The first 30 months of STARLIGHT have been devoted to collect needs, analyse current LEAs’ practices, and determine the gap faced towards the adoption of AI-based solutions to refine the challenges, limitations, needs and priorities within the crime areas to be covered by the project.
6 Use Cases are addressed (broken down into 12 scenarios): Counter-terrorism, Child Sexual Exploitation, Border & External Security, Cybersecurity & Cyber threat intelligence, Addressing information overload in Serious Organised Crime (SOC) and Protection of public spaces. They are the result of a joint analysis of operational scenarios, needs and desired functionalities of the concerned stakeholders’ community.
A focus was made on identifying the main legal and ethical frameworks that are applicable to STARLIGHT, as well as societal concerns that may arise from its implementation. A comparative study was conducted on various national legal frameworks on data handling and access challenges that may have an impact on the data sharing within the STARLIGHT partners for R&D purposes.
A first action was to identify available data-oriented tools (collection, annotation, anonymisation and generation) and datasets and to assess their maturity. At M30, it represents 18 new tools and more than 130 datasets of which 23 are new. More tools are now ready to be shared with LEAs. Different data modalities (image, audio, text, video) are processed. Privacy-friendly data processing strategy is at the heart of the development. In addition, quality assessment is taken into account to identify possible biases in the distribution of the data or under-represented classes. The use of these tools was then prioritised according to their maturity and the functionality required for the selected use cases and scenarios.

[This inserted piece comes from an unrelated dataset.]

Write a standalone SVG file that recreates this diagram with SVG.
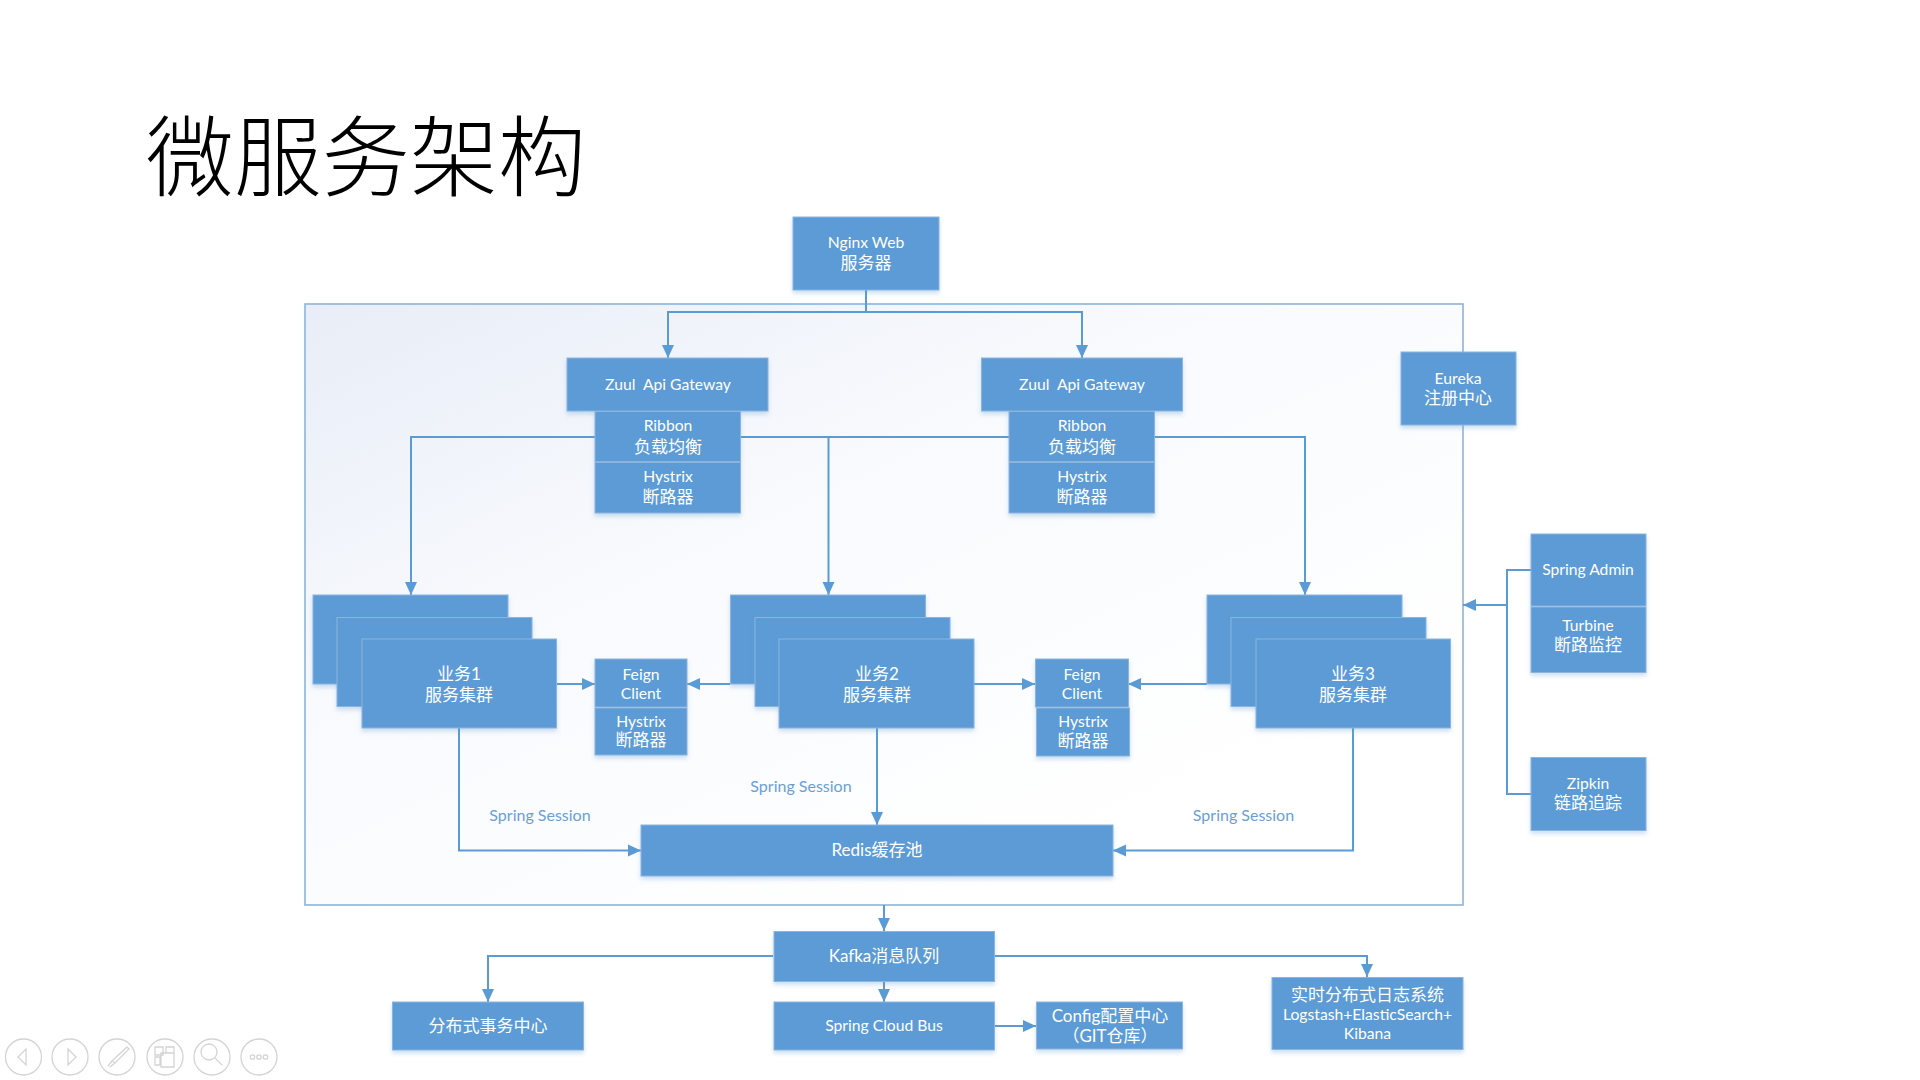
<svg xmlns="http://www.w3.org/2000/svg" width="1920" height="1080" viewBox="0 0 1920 1080">
<style>
text{font-family:"Lato","Noto Sans CJK SC",sans-serif;text-anchor:middle}
.b{fill:#5b9bd5;stroke:#8db4de;stroke-width:1;filter:url(#sh)}
.t{fill:#ffffff;font-size:15.700px}
.cn{font-size:17px}
.s{fill:#6a9fd6;font-size:16px}
.c{fill:none;stroke:#5b9bd5;stroke-width:2}
.i{fill:none;stroke:#d4d4d4;stroke-width:1.3}
</style>
<defs>
<linearGradient id="g" x1="0" y1="0" x2="0.75" y2="0.85"><stop offset="0" stop-color="#e8edf7"/><stop offset="0.45" stop-color="#f8fafd"/><stop offset="1" stop-color="#ffffff"/></linearGradient>
<filter id="sh" x="-10%" y="-10%" width="120%" height="125%"><feDropShadow dx="0" dy="3" stdDeviation="2" flood-color="#5b9bd5" flood-opacity="0.3"/></filter>
<marker id="a" markerUnits="userSpaceOnUse" markerWidth="14" markerHeight="14" refX="13" refY="7" orient="auto"><path d="M0 1L13 7L0 13Z" fill="#5b9bd5"/></marker>
</defs>
<rect width="1920" height="1080" fill="#ffffff"/>
<text x="366" y="189" style="font-family:'Liberation Serif','Noto Sans CJK SC',serif;font-size:88px;font-weight:300" fill="#000000">微服务架构</text>
<rect id="frame" x="305" y="304" width="1158" height="601" fill="url(#g)" stroke="#8db4d8" stroke-width="1.6"/>
<g id="connectors">
<path class="c" d="M866 290V312"/>
<path class="c" marker-end="url(#a)" d="M866 312H668V358"/>
<path class="c" marker-end="url(#a)" d="M866 312H1082V358"/>
<path class="c" marker-end="url(#a)" d="M595 437H411V595"/>
<path class="c" d="M740 437H1009"/>
<path class="c" marker-end="url(#a)" d="M828.500 437V595"/>
<path class="c" marker-end="url(#a)" d="M1155 437H1305V595"/>
<path class="c" marker-end="url(#a)" d="M556 684H595"/>
<path class="c" marker-end="url(#a)" d="M730 684H687"/>
<path class="c" marker-end="url(#a)" d="M974 684H1035"/>
<path class="c" marker-end="url(#a)" d="M1207 684H1128"/>
<path class="c" marker-end="url(#a)" d="M459 728V850.500H641"/>
<path class="c" marker-end="url(#a)" d="M877 728V825"/>
<path class="c" marker-end="url(#a)" d="M1353 728V850.500H1113"/>
<path class="c" d="M1531 570H1507V794H1531"/>
<path class="c" marker-end="url(#a)" d="M1507 605H1463"/>
<path class="c" marker-end="url(#a)" d="M884 905V931"/>
<path class="c" marker-end="url(#a)" d="M884 981V1002"/>
<path class="c" marker-end="url(#a)" d="M773 956H488V1002"/>
<path class="c" marker-end="url(#a)" d="M994 956H1367V977"/>
<path class="c" marker-end="url(#a)" d="M994 1026H1036"/>
</g>
<g id="nginx"><rect class="b" x="793" y="217" width="146" height="73"/><text class="t" x="866" y="248">Nginx Web</text><text class="t cn" x="866" y="269">服务器</text></g>
<g id="zuul1"><rect class="b" x="567" y="358" width="201" height="53"/><text class="t" x="668" y="390" xml:space="preserve">Zuul  Api Gateway</text></g>
<g id="ribbon1"><rect class="b" x="595" y="411.500" width="145.500" height="50"/><text class="t" x="668" y="431">Ribbon</text><text class="t cn" x="668" y="453">负载均衡</text></g>
<g id="hystrix1"><rect class="b" x="595" y="462.500" width="145.500" height="50.500"/><text class="t" x="668" y="482">Hystrix</text><text class="t cn" x="668" y="503">断路器</text></g>
<g id="zuul2"><rect class="b" x="981.500" y="358" width="201" height="53"/><text class="t" x="1082" y="390" xml:space="preserve">Zuul  Api Gateway</text></g>
<g id="ribbon2"><rect class="b" x="1009" y="411.500" width="145.500" height="50"/><text class="t" x="1082" y="431">Ribbon</text><text class="t cn" x="1082" y="453">负载均衡</text></g>
<g id="hystrix2"><rect class="b" x="1009" y="462.500" width="145.500" height="50.500"/><text class="t" x="1082" y="482">Hystrix</text><text class="t cn" x="1082" y="503">断路器</text></g>
<g id="eureka"><rect class="b" x="1401" y="352" width="115" height="73"/><text class="t" x="1458" y="384">Eureka</text><text class="t cn" x="1458" y="404">注册中心</text></g>
<g id="spring-admin"><rect class="b" x="1531" y="534" width="115" height="72"/><text class="t" x="1588" y="575">Spring Admin</text></g>
<g id="turbine"><rect class="b" x="1531" y="607" width="115" height="65.500"/><text class="t" x="1588" y="631">Turbine</text><text class="t cn" x="1588" y="651">断路监控</text></g>
<g id="zipkin"><rect class="b" x="1531" y="757.500" width="115" height="73"/><text class="t" x="1588" y="789">Zipkin</text><text class="t cn" x="1588" y="809">链路追踪</text></g>
<g id="biz1"><rect class="b" x="313" y="595" width="195" height="89"/><rect class="b" x="337" y="617.500" width="195" height="89"/><rect class="b" x="362" y="639" width="194.500" height="89"/><text class="t cn" x="459" y="680">业务1</text><text class="t cn" x="459" y="701">服务集群</text></g>
<g id="biz2"><rect class="b" x="730.500" y="595" width="195" height="89"/><rect class="b" x="755" y="617.500" width="195" height="89"/><rect class="b" x="779" y="639" width="195" height="89"/><text class="t cn" x="877" y="680">业务2</text><text class="t cn" x="877" y="701">服务集群</text></g>
<g id="biz3"><rect class="b" x="1207" y="595" width="195" height="89"/><rect class="b" x="1231" y="617.500" width="195" height="89"/><rect class="b" x="1256" y="639" width="194.500" height="89"/><text class="t cn" x="1353" y="680">业务3</text><text class="t cn" x="1353" y="701">服务集群</text></g>
<g id="feign1"><rect class="b" x="595" y="659" width="92" height="48"/><text class="t" x="641" y="680">Feign</text><text class="t" x="641" y="699">Client</text></g>
<g id="feign1-hystrix"><rect class="b" x="595" y="708" width="92" height="47"/><text class="t" x="641" y="727">Hystrix</text><text class="t cn" x="641" y="746">断路器</text></g>
<g id="feign2"><rect class="b" x="1035.500" y="659" width="93" height="48"/><text class="t" x="1082" y="680">Feign</text><text class="t" x="1082" y="699">Client</text></g>
<g id="feign2-hystrix"><rect class="b" x="1036.500" y="708" width="93" height="48"/><text class="t" x="1083" y="727">Hystrix</text><text class="t cn" x="1083" y="747">断路器</text></g>
<g id="redis"><rect class="b" x="641" y="825" width="472" height="51"/><text class="t cn" x="877" y="856">Redis缓存池</text></g>
<g id="kafka"><rect class="b" x="774" y="931.500" width="220.500" height="50"/><text class="t cn" x="884" y="962">Kafka消息队列</text></g>
<g id="tx"><rect class="b" x="392.500" y="1002" width="191" height="48"/><text class="t cn" x="488" y="1032">分布式事务中心</text></g>
<g id="bus"><rect class="b" x="774" y="1002" width="220.500" height="48"/><text class="t" x="884" y="1031">Spring Cloud Bus</text></g>
<g id="config"><rect class="b" x="1036.500" y="1002" width="146" height="47"/><text class="t cn" x="1110" y="1022">Config配置中心</text><text class="t cn" x="1110" y="1042">（GIT仓库）</text></g>
<g id="logs"><rect class="b" x="1272" y="977.500" width="191" height="72"/><text class="t cn" x="1367.500" y="1001">实时分布式日志系统</text><text class="t" x="1367.500" y="1020">Logstash+ElasticSearch+</text><text class="t" x="1367.500" y="1039">Kibana</text></g>
<g id="labels"><text class="s" x="540" y="821">Spring Session</text><text class="s" x="801" y="792">Spring Session</text><text class="s" x="1243.500" y="821">Spring Session</text></g>
<g id="toolbar">
<circle class="i" cx="23.500" cy="1057" r="18"/><path class="i" d="M26 1049L18 1057L26 1065Z"/>
<circle class="i" cx="70" cy="1057" r="18"/><path class="i" d="M68 1049L76 1057L68 1065Z"/>
<circle class="i" cx="117" cy="1057" r="18"/><path class="i" d="M127 1047L129 1049L115 1063L112 1061ZM112 1061L108 1066M115 1063L110 1067"/>
<circle class="i" cx="165" cy="1057" r="18"/><path class="i" d="M155 1047h8v8h-8zM166 1047h8v6h-8zM155 1057h5v8h-5zM161 1053h13v14h-13z"/>
<circle class="i" cx="212" cy="1057" r="18"/><circle class="i" cx="209" cy="1052" r="8"/><path class="i" d="M215 1058L222 1065"/>
<circle class="i" cx="259" cy="1057" r="18"/><circle class="i" cx="252.500" cy="1057" r="2.200"/><circle class="i" cx="259" cy="1057" r="2.200"/><circle class="i" cx="265.500" cy="1057" r="2.200"/>
</g>
</svg>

To speed up the process, it was decided to run parallel co-creation and co-development cycles to tackle specific sub-scenarios. These 6-month co-development cycles are jointly led by a LEA and a technical partner. A 3rd set of CODEV cycles is currently running and a 4th one should start in Sept 2024. 4 hackathons already took place for a first evaluation of these new tools along with a first Pilot demo in an operational environment. “Lessons learned” from these events will feed the following cycles.
Understanding AI vulnerabilities is paramount and preliminary work has been done to study the latest threat intelligence strategies and to establish a basic methodology for self-assessment of risk to anticipate, predict and investigate cyber-attacks.
Finally, a repository was designed, implemented and deployed to enable the sharing of datasets and tools developed by technical partners. An orchestration framework has been developed to facilitate the integration of STARLIGHT tools into operational pipelines through a unified approach. At this stage, the repository is ready for use by LEAs and a first integrated version of STARLIGHT Framework is ready.